Tuesday, June 28, 2016

the blessings of ordinary tasks...

Today is a cool, but humid grey morning in the Berkshires - perfect for housecleaning and packing. I am by nature prone to the quotidian mysteries of the home: washing the floor, baking bread, cutting the lawn, setting the table. There is a profound satisfaction for me in these ordinary tasks that hint of their veiled beauty and grace, blessings that are well-disguised as boring and burdensome in an already too busy life. Quite simply, I love to do them.

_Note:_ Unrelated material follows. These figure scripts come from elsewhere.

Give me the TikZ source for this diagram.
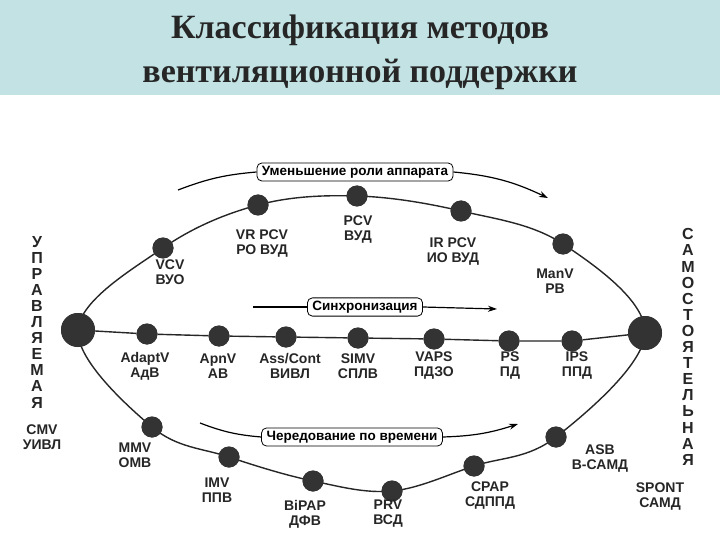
\documentclass[tikz,border=0pt]{standalone}
\usepackage{fontspec}
\setmainfont{Liberation Serif}
\newfontfamily\lab{Liberation Sans}
\usetikzlibrary{arrows.meta}
\definecolor{band}{RGB}{194,226,228}
\begin{document}
\begin{tikzpicture}[x=1pt,y=-1pt,
  dot/.style={circle,fill=black!80,inner sep=0pt,minimum size=21pt},
  bigdot/.style={circle,fill=black!80,inner sep=0pt,minimum size=34pt},
  lbl/.style={font=\lab\bfseries\fontsize{14}{15}\selectfont,align=center,text=black!85},
  tag/.style={draw,rounded corners=5pt,line width=0.8pt,font=\lab\bfseries\fontsize{13.5}{14}\selectfont,inner xsep=5pt,inner ysep=3pt,fill=white},
  vert/.style={font=\lab\bfseries\fontsize{16}{16.1}\selectfont,align=center,text=black!85},
  ln/.style={line width=1.4pt,black!85},
  arr/.style={line width=1.2pt,-{Stealth[length=9pt,width=6pt]}}]
\useasboundingbox (0,0) rectangle (720,540);
\fill[white] (0,0) rectangle (720,540);
\fill[band] (0,0) rectangle (720,95);
\node[font=\bfseries\fontsize{34}{44}\selectfont,align=center,text=black!85] (title) at (360,52) {Классификация методов\\вентиляционной поддержки};
% dots
\node[bigdot] (L) at (78,330) {};
\node[bigdot] (R) at (645,333) {};
\node[dot] (vcv) at (163,248) {};
\node[dot] (vrpcv) at (258,205) {};
\node[dot] (pcv) at (357,196) {};
\node[dot] (irpcv) at (461,211) {};
\node[dot] (manv) at (563,244) {};
\node[dot] (mmv) at (152,427) {};
\node[dot] (imv) at (229,457) {};
\node[dot] (bipap) at (313,481) {};
\node[dot] (prv) at (392,491) {};
\node[dot] (cpap) at (474,466) {};
\node[dot] (asb) at (556,437) {};
\node[dot] (adapt) at (147,334) {};
\node[dot] (apnv) at (219,336) {};
\node[dot] (ass) at (286,337) {};
\node[dot] (simv) at (358,338) {};
\node[dot] (vaps) at (434,339) {};
\node[dot] (ps) at (509,341) {};
\node[dot] (ips) at (572,341) {};
\draw[ln] plot[smooth cycle,tension=0.6] coordinates {(L) (vcv) (vrpcv) (pcv) (irpcv) (manv) (R) (asb) (cpap) (prv) (bipap) (imv) (mmv)};
\draw[ln] (L) -- (adapt) -- (apnv) -- (ass) -- (simv) -- (vaps) -- (ps) -- (ips) -- (R);
\foreach \n in {L,R} \fill[black!80] (\n) circle (17);
\foreach \n in {vcv,vrpcv,pcv,irpcv,manv,mmv,imv,bipap,prv,cpap,asb,adapt,apnv,ass,simv,vaps,ps,ips} \fill[black!80] (\n) circle (10.5);
% labels
\node[lbl] (t1) at (170,272) {VCV\\ВУО};
\node[lbl] (t2) at (262,244) {VR PCV\\РО ВУД};
\node[lbl] (t3) at (358,230) {PCV\\ВУД};
\node[lbl] (t4) at (453,252) {IR PCV\\ИО ВУД};
\node[lbl] (t5) at (555,281) {ManV\\РВ};
\node[lbl] (t6) at (145,366) {AdaptV\\АдВ};
\node[lbl] (t7) at (218,366) {ApnV\\АВ};
\node[lbl] (t8) at (290,366) {Ass/Cont\\ВИВЛ};
\node[lbl] (t9) at (358,366) {SIMV\\СПЛВ};
\node[lbl] (t10) at (434,366) {VAPS\\ПДЗО};
\node[lbl] (t11) at (510,366) {PS\\ПД};
\node[lbl] (t12) at (577,366) {IPS\\ППД};
\node[lbl] (t13) at (135,455) {MMV\\ОМВ};
\node[lbl] (t14) at (217,490) {IMV\\ППВ};
\node[lbl] (t15) at (305,514) {BiPAP\\ДФВ};
\node[lbl] (t16) at (388,514) {PRV\\ВСД};
\node[lbl] (t17) at (490,496) {CPAP\\СДППД};
\node[lbl] (t18) at (600,459) {ASB\\В-САМД};
\node[lbl] (t19) at (42,437) {CMV\\УИВЛ};
\node[lbl] (t20) at (660,497) {SPONT\\САМД};
\node[vert] (lv) at (37,322) {У\\П\\Р\\А\\В\\Л\\Я\\Е\\М\\А\\Я};
\node[vert] (rv) at (688,347) {С\\А\\М\\О\\С\\Т\\О\\Я\\Т\\Е\\Л\\Ь\\Н\\А\\Я};
% tags and arrows
\node[tag] (g1) at (355,172) {Уменьшение роли аппарата};
\coordinate (g1s) at (178,190); \coordinate (g1e) at (548,198);
\draw[line width=1.2pt] (g1s) to[bend left=8] (g1.west);
\draw[arr] (g1.east) to[bend left=10] (g1e);
\node[tag] (g2) at (365,307) {Синхронизация};
\coordinate (g2s) at (253,307); \coordinate (g2e) at (497,309);
\draw[line width=1.2pt] (g2s) -- (g2.west);
\draw[arr] (g2.east) -- (g2e);
\node[tag] (g3) at (352,437) {Чередование по времени};
\coordinate (g3s) at (200,423); \coordinate (g3e) at (518,424);
\draw[line width=1.2pt] (g3s) to[bend right=8] (g3.west);
\draw[arr] (g3.east) to[bend right=8] (g3e);
\end{tikzpicture}
\end{document}
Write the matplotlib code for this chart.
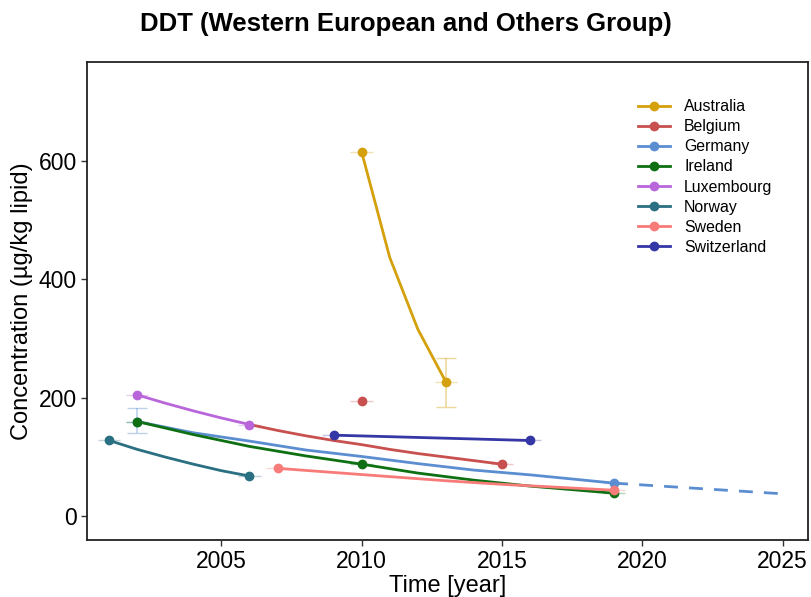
import numpy as np
import matplotlib.pyplot as plt

plt.rcParams['font.family'] = ['Liberation Sans', 'DejaVu Sans']

countries = ['Australia', 'Belgium', 'Germany', 'Ireland', 'Luxembourg', 'Norway', 'Sweden', 'Switzerland']
colors = ['#D4A00C', '#C8504E', '#5B8ED0', '#0E7012', '#B866DA', '#2B6F82', '#F77B78', '#3537A6']

line_x = {
    'Australia': [2010, 2011, 2012, 2013],
    'Belgium': [2006, 2007, 2008, 2009, 2010, 2011, 2012, 2013, 2014, 2015],
    'Germany': [2002, 2004, 2006, 2008, 2010, 2012, 2014, 2016, 2019],
    'Ireland': [2002, 2004, 2006, 2008, 2010, 2012, 2014, 2016, 2017.5, 2019],
    'Luxembourg': [2002, 2003, 2004, 2005, 2006],
    'Norway': [2001, 2002, 2003, 2004, 2005, 2006],
    'Sweden': [2007, 2009, 2011, 2013, 2015, 2017, 2019],
    'Switzerland': [2009, 2016],
}
line_y = {
    'Australia': [615, 437, 316, 227],
    'Belgium': [155, 145, 136, 128, 121, 113, 106, 100, 94, 88],
    'Germany': [160, 141, 127, 112, 101, 89, 78, 70, 56],
    'Ireland': [160, 138, 118, 102, 88, 73, 61, 51, 45, 39],
    'Luxembourg': [205, 191, 178, 166, 155],
    'Norway': [128, 113, 100, 88, 77, 68],
    'Sweden': [81, 74, 67, 60, 54, 49, 44],
    'Switzerland': [137, 128],
}
pt_x = {
    'Australia': [2010, 2013],
    'Belgium': [2010, 2015],
    'Germany': [2002, 2019],
    'Ireland': [2002, 2010, 2019],
    'Luxembourg': [2002, 2006],
    'Norway': [2001, 2006],
    'Sweden': [2007, 2019],
    'Switzerland': [2009, 2016],
}
pt_y = {
    'Australia': [615, 227],
    'Belgium': [195, 88],
    'Germany': [160, 56],
    'Ireland': [160, 88, 39],
    'Luxembourg': [205, 155],
    'Norway': [128, 68],
    'Sweden': [81, 44],
    'Switzerland': [137, 128],
}
# error bars (lower, upper)
err_country = ['Australia', 'Germany']
err_x = [2013, 2002]
err_lo = [184, 140]
err_hi = [268, 183]

# Germany projection
proj_x = [2019, 2022, 2025]
proj_y = [56, 47, 38]

fig = plt.figure(figsize=(8.11, 5.97), dpi=100)
ax = fig.add_axes([0.107, 0.0955, 0.889, 0.8005])

for c, col in zip(countries, colors):
    ax.plot(line_x[c], line_y[c], color=col, lw=2, zorder=2)
    ax.errorbar(pt_x[c], pt_y[c], xerr=0.4, fmt='none', ecolor=col, alpha=0.3, lw=1, zorder=1)
    ax.plot(pt_x[c], pt_y[c], 'o', color=col, ms=6, zorder=3)
    ax.plot([], [], '-o', color=col, lw=2, ms=6, label=c)

for c, x, lo, hi in zip(err_country, err_x, err_lo, err_hi):
    col = colors[countries.index(c)]
    mid = (lo + hi) / 2
    ax.errorbar([x], [mid], yerr=[[mid - lo], [hi - mid]], fmt='none', ecolor=col,
                alpha=0.4, lw=1.2, capsize=7, zorder=1)

ax.plot(proj_x, proj_y, '--', color=colors[2], lw=2, dashes=(5, 4), zorder=2)

ax.set_xlim(2000.2, 2025.9)
ax.set_ylim(-40, 767)
ax.set_xticks([2005, 2010, 2015, 2020, 2025])
ax.set_yticks([0, 200, 400, 600])
ax.tick_params(labelsize=16.5, length=4, width=1, color='#333333', labelcolor='black', pad=3)
for s in ax.spines.values():
    s.set_linewidth(1.3)
    s.set_color('#222222')

ax.set_xlabel('Time [year]', fontsize=17, labelpad=2)
ax.set_ylabel('Concentration (µg/kg lipid)', fontsize=17, labelpad=4)
fig.suptitle('DDT (Western European and Others Group)', fontsize=18.5, fontweight='bold', y=0.98)

ax.legend(loc='upper left', bbox_to_anchor=(0.745, 0.952), frameon=False, fontsize=11.4,
          handlelength=2.0, labelspacing=0.32, handletextpad=0.9)

fig.savefig('out.png', dpi=100)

In my early days of ministry I stumbled upon the joy of baking bread. Or preparing dinner for my family. Or late morning breakfast crepes on vacation. Sometime earlier, the concealed joy of scrubbing the floor on my knees was revealed, too. There was a finitude to these acts, a clear beginning and ending, to say nothing of the contentment felt after the floor wax had dried or the butter spread on fresh whole wheat bread. That was an early clue: most of my life has been spent in my head - or in the realm of delayed gratification among broken people like myself - where the seeds planted may not bear fruit in my lifetime. To nourish balance, therefore, I needed to create something that I could touch, taste, smell or experience in the moment. It is well and good to trust St. Paul's aphorism, "now we see as through a glass darkly, later we shall see face to face," but my flesh, blood, heart, soul and strength required that the Word become flesh from time to time. To up-end the words of Jesus: we may not live by bread alone - but damn if it doesn't help.

So let me be clear: there is authentic joy and value for me in the process of being creative, and, in the production of something clean, beautiful, tasty or fun. Period. The very creation and enjoyment is prayer for me without ever once mentioning the name of the Lord. Yes, like Kathleen Norris observed, there are activities in the home that foster contemplation. "The ordinary activities I find most compatible with contemplation are walking, baking bread, and doing laundry," she writes in The Quotidian Mysteries: Laundry, Liturgy and Women's Work. But unlike Brother Lawrence, who urges that all of our work be a conscious act of doxology, I am rarely aware of the Lord when I am getting mud off the kitchen floor.

And maybe that's the point. In such moments I am not trying to do anything except be fully present - and that in itself is doxology. Robert Browning put it better than all the theologians: "If thou tastet a crust of bread, thou tastet all the stars and all the heavens."

Fifteen years ago, Dianne and I spent three days wandering around the Isle of Iona. I attended prayer and Eucharist regularly. It is a land we both hope to return to before this race is over, but who knows if that can happen? I took home with me a book that has grown in significance: Joy Mead's The One Loaf - An Everyday Celebration. She, too, expresses the unity of women at the altar and women at the kitchen table.

My thinking has been particularly about the kitchen as a field of nurturing (making the connection between women at the altar and women at the kitchen table) and the way we experience bread in all its moments: growing, making, breaking, sharing. In bread we see the true connectedness of all life - the uniting of body and soul, spirit and material. Bread is central: right there in the middle of the Lord's Prayer we say, "Give us this day our daily bread." It is central to the Eucharist... for without food life is impossible, so eating becomes sacred. Take and eat means take and live. To share food is to share your life.

What I cherish is the effortless integration I experience of spirit and flesh, taking and sharing, being in the moment fully and letting that shape me for eternity. Joy Mead opens her book with this poem:

Out of fire it comes
with bodily contours
satisfying to all senses:
a warm loaf; seed and grainy
soft and being-shaped,
its yeast smell, homely
and heavenly,
of fungus and damp autumn
woodlands... and the sun's warmth.

All life is here:
ordinary, good and beautiful:
growing things an cow dung,
woody roots and seeds,
bodies of creatures
long dead in the soil;
all in this given
bread of our beginnings;
all in our breaking
and sharing
our one loaf.


In his attempt at explaining the heart of spirituality to a secular author, Henri Nouwen organized his words in Life of the Beloved according to the arch of a Eucharistic prayer saying: our lives find meaning when we live as people who give ourselves to the Sacred to be taken, blessed, broken and given. In this, Brother Lawrence, is spot on: “Whatever you do repeatedly has the power to shape you, has the power to make you over into a different person— even if you’re not totally engaged’ in every minute!”


Et maintenant son temps pour obtenir sur le nettoyage de la maison!






1 comment:

  1. Beautiful! I think this is why I enjoy mission trips so much. Working on houses, actively building and creating and fixing and doing things with my hands and feet and arms feels so...REAL after all the heady and emotionally centered stuff we usually do.